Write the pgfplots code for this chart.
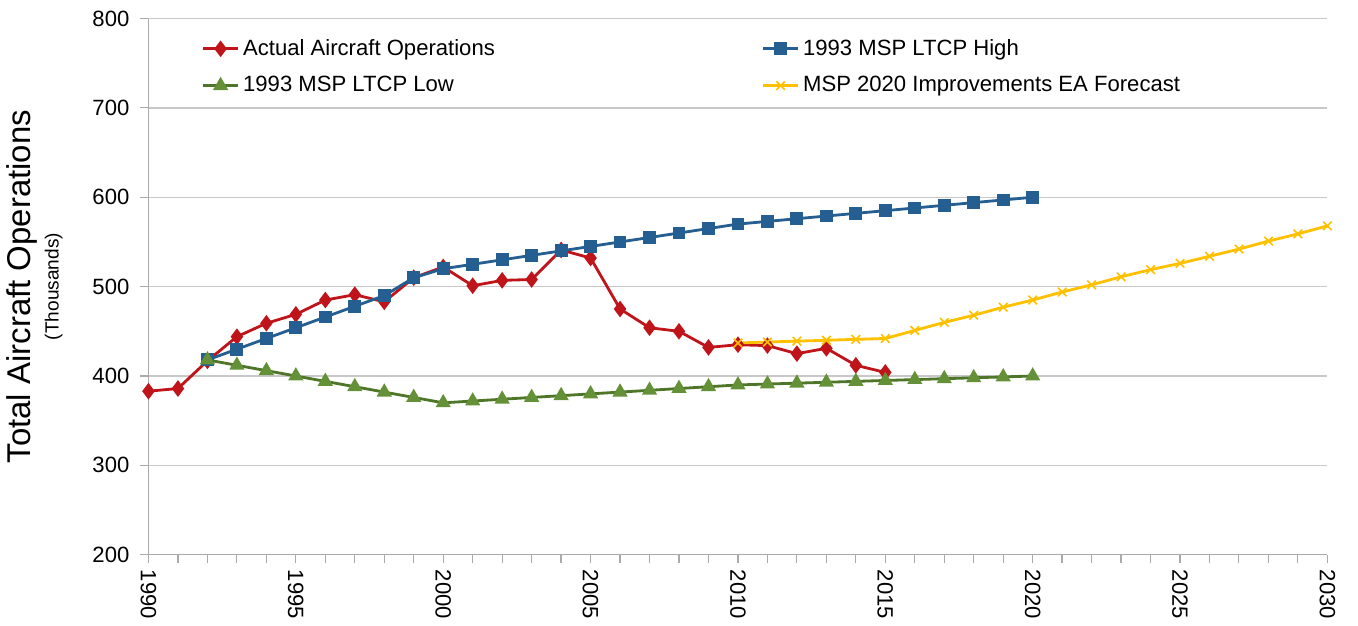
\documentclass[border=0pt]{standalone}
\usepackage{fontspec}
\setmainfont{Liberation Sans}
\usepackage{pgfplots}
\pgfplotsset{compat=1.18}

\definecolor{actred}{RGB}{192,20,27}
\definecolor{highblue}{RGB}{37,94,145}
\definecolor{lowgreen}{RGB}{79,118,40}
\definecolor{lowfill}{RGB}{100,145,55}
\definecolor{fcyellow}{RGB}{255,192,0}
\definecolor{gridgray}{RGB}{200,200,200}
\definecolor{axgray}{RGB}{170,170,170}

\begin{document}
\begin{tikzpicture}
\begin{axis}[
    scale only axis,
    width=587pt, height=267pt,
    xmin=1990, xmax=2030,
    ymin=200, ymax=800,
    xtick={1990,1995,...,2030},
    minor xtick={1990,...,2030},
    ytick={200,300,...,800},
    axis x line*=bottom, axis y line*=left,
    axis line style={axgray, line width=0.6pt, -},
    tick align=outside,
    major tick length=4pt, minor tick length=4pt,
    tick style={axgray, line width=0.6pt},
    ymajorgrids, grid style={gridgray, line width=0.7pt},
    xticklabel style={rotate=-90, anchor=west, font=\fontsize{11}{13}\selectfont},
    yticklabel style={font=\fontsize{11}{13}\selectfont, xshift=-2pt},
    /pgf/number format/assume math mode=true,
    /pgf/number format/1000 sep={},
    ylabel={{\fontsize{16.4}{14}\selectfont Total Aircraft Operations}\\{\fontsize{9.5}{11}\selectfont (Thousands)}},
    ylabel style={align=center, font=\fontsize{16.4}{14}\selectfont},
    ylabel shift=8pt,
    legend columns=2,
    legend cell align=left,
    legend style={draw=none, fill=none, at={(0.04,0.977)}, anchor=north west,
        font=\fontsize{11}{13}\selectfont, row sep=5pt,
        /tikz/column 2/.style={column sep=131pt}},
]
\addplot[actred, line width=1.4pt, mark=diamond*, mark size=3pt] coordinates {
(1990,383) (1991,386) (1992,417) (1993,444) (1994,459) (1995,469) (1996,485)
(1997,491) (1998,483) (1999,510) (2000,522) (2001,501) (2002,507) (2003,508)
(2004,541) (2005,532) (2006,475) (2007,454) (2008,450) (2009,432) (2010,435)
(2011,434) (2012,425) (2013,431) (2014,412) (2015,404)
};
\addlegendentry{Actual Aircraft Operations}
\addplot[highblue, line width=1.4pt, mark=square*, mark size=2.5pt] coordinates {
(1992,418) (1993,430) (1994,442) (1995,454) (1996,466) (1997,478) (1998,490)
(1999,510) (2000,520) (2001,525) (2002,530) (2003,535) (2004,540) (2005,545)
(2006,550) (2007,555) (2008,560) (2009,565) (2010,570) (2011,573) (2012,576)
(2013,579) (2014,582) (2015,585) (2016,588) (2017,591) (2018,594) (2019,597)
(2020,600)
};
\addlegendentry{1993 MSP LTCP High}
\addplot[lowgreen, line width=1.4pt, mark=triangle*, mark size=3pt,
    mark options={fill=lowfill, draw=lowfill}] coordinates {
(1992,418) (1993,412) (1994,406) (1995,400) (1996,394) (1997,388) (1998,382)
(1999,376) (2000,370) (2001,372) (2002,374) (2003,376) (2004,378) (2005,380)
(2006,382) (2007,384) (2008,386) (2009,388) (2010,390) (2011,391) (2012,392)
(2013,393) (2014,394) (2015,395) (2016,396) (2017,397) (2018,398) (2019,399)
(2020,400)
};
\addlegendentry{1993 MSP LTCP Low}
\addplot[fcyellow, line width=1.4pt, mark=x, mark size=3pt,
    mark options={line width=0.8pt}] coordinates {
(2010,437) (2011,438) (2012,439) (2013,440) (2014,441) (2015,442) (2016,451)
(2017,460) (2018,468) (2019,477) (2020,485) (2021,494) (2022,502) (2023,511)
(2024,519) (2025,526) (2026,534) (2027,542) (2028,551) (2029,559) (2030,568)
};
\addlegendentry{MSP 2020 Improvements EA Forecast}
\end{axis}
\path ([xshift=8pt]current axis.outer east);
\path ([yshift=2pt]current axis.outer north);
\end{tikzpicture}
\end{document}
---
Task to carry out:
In this exercise, set down all of the data exactly, without the pictures.

Answer to the task:
Write the pgfplots code for this chart.
\documentclass[border=0pt]{standalone}
\usepackage{fontspec}
\setmainfont{Liberation Sans}
\usepackage{pgfplots}
\pgfplotsset{compat=1.18}

\definecolor{actred}{RGB}{192,20,27}
\definecolor{highblue}{RGB}{37,94,145}
\definecolor{lowgreen}{RGB}{79,118,40}
\definecolor{lowfill}{RGB}{100,145,55}
\definecolor{fcyellow}{RGB}{255,192,0}
\definecolor{gridgray}{RGB}{200,200,200}
\definecolor{axgray}{RGB}{170,170,170}

\begin{document}
\begin{tikzpicture}
\begin{axis}[
    scale only axis,
    width=587pt, height=267pt,
    xmin=1990, xmax=2030,
    ymin=200, ymax=800,
    xtick={1990,1995,...,2030},
    minor xtick={1990,...,2030},
    ytick={200,300,...,800},
    axis x line*=bottom, axis y line*=left,
    axis line style={axgray, line width=0.6pt, -},
    tick align=outside,
    major tick length=4pt, minor tick length=4pt,
    tick style={axgray, line width=0.6pt},
    ymajorgrids, grid style={gridgray, line width=0.7pt},
    xticklabel style={rotate=-90, anchor=west, font=\fontsize{11}{13}\selectfont},
    yticklabel style={font=\fontsize{11}{13}\selectfont, xshift=-2pt},
    /pgf/number format/assume math mode=true,
    /pgf/number format/1000 sep={},
    ylabel={{\fontsize{16.4}{14}\selectfont Total Aircraft Operations}\\{\fontsize{9.5}{11}\selectfont (Thousands)}},
    ylabel style={align=center, font=\fontsize{16.4}{14}\selectfont},
    ylabel shift=8pt,
    legend columns=2,
    legend cell align=left,
    legend style={draw=none, fill=none, at={(0.04,0.977)}, anchor=north west,
        font=\fontsize{11}{13}\selectfont, row sep=5pt,
        /tikz/column 2/.style={column sep=131pt}},
]
\addplot[actred, line width=1.4pt, mark=diamond*, mark size=3pt] coordinates {
(1990,383) (1991,386) (1992,417) (1993,444) (1994,459) (1995,469) (1996,485)
(1997,491) (1998,483) (1999,510) (2000,522) (2001,501) (2002,507) (2003,508)
(2004,541) (2005,532) (2006,475) (2007,454) (2008,450) (2009,432) (2010,435)
(2011,434) (2012,425) (2013,431) (2014,412) (2015,404)
};
\addlegendentry{Actual Aircraft Operations}
\addplot[highblue, line width=1.4pt, mark=square*, mark size=2.5pt] coordinates {
(1992,418) (1993,430) (1994,442) (1995,454) (1996,466) (1997,478) (1998,490)
(1999,510) (2000,520) (2001,525) (2002,530) (2003,535) (2004,540) (2005,545)
(2006,550) (2007,555) (2008,560) (2009,565) (2010,570) (2011,573) (2012,576)
(2013,579) (2014,582) (2015,585) (2016,588) (2017,591) (2018,594) (2019,597)
(2020,600)
};
\addlegendentry{1993 MSP LTCP High}
\addplot[lowgreen, line width=1.4pt, mark=triangle*, mark size=3pt,
    mark options={fill=lowfill, draw=lowfill}] coordinates {
(1992,418) (1993,412) (1994,406) (1995,400) (1996,394) (1997,388) (1998,382)
(1999,376) (2000,370) (2001,372) (2002,374) (2003,376) (2004,378) (2005,380)
(2006,382) (2007,384) (2008,386) (2009,388) (2010,390) (2011,391) (2012,392)
(2013,393) (2014,394) (2015,395) (2016,396) (2017,397) (2018,398) (2019,399)
(2020,400)
};
\addlegendentry{1993 MSP LTCP Low}
\addplot[fcyellow, line width=1.4pt, mark=x, mark size=3pt,
    mark options={line width=0.8pt}] coordinates {
(2010,437) (2011,438) (2012,439) (2013,440) (2014,441) (2015,442) (2016,451)
(2017,460) (2018,468) (2019,477) (2020,485) (2021,494) (2022,502) (2023,511)
(2024,519) (2025,526) (2026,534) (2027,542) (2028,551) (2029,559) (2030,568)
};
\addlegendentry{MSP 2020 Improvements EA Forecast}
\end{axis}
\path ([xshift=8pt]current axis.outer east);
\path ([yshift=2pt]current axis.outer north);
\end{tikzpicture}
\end{document}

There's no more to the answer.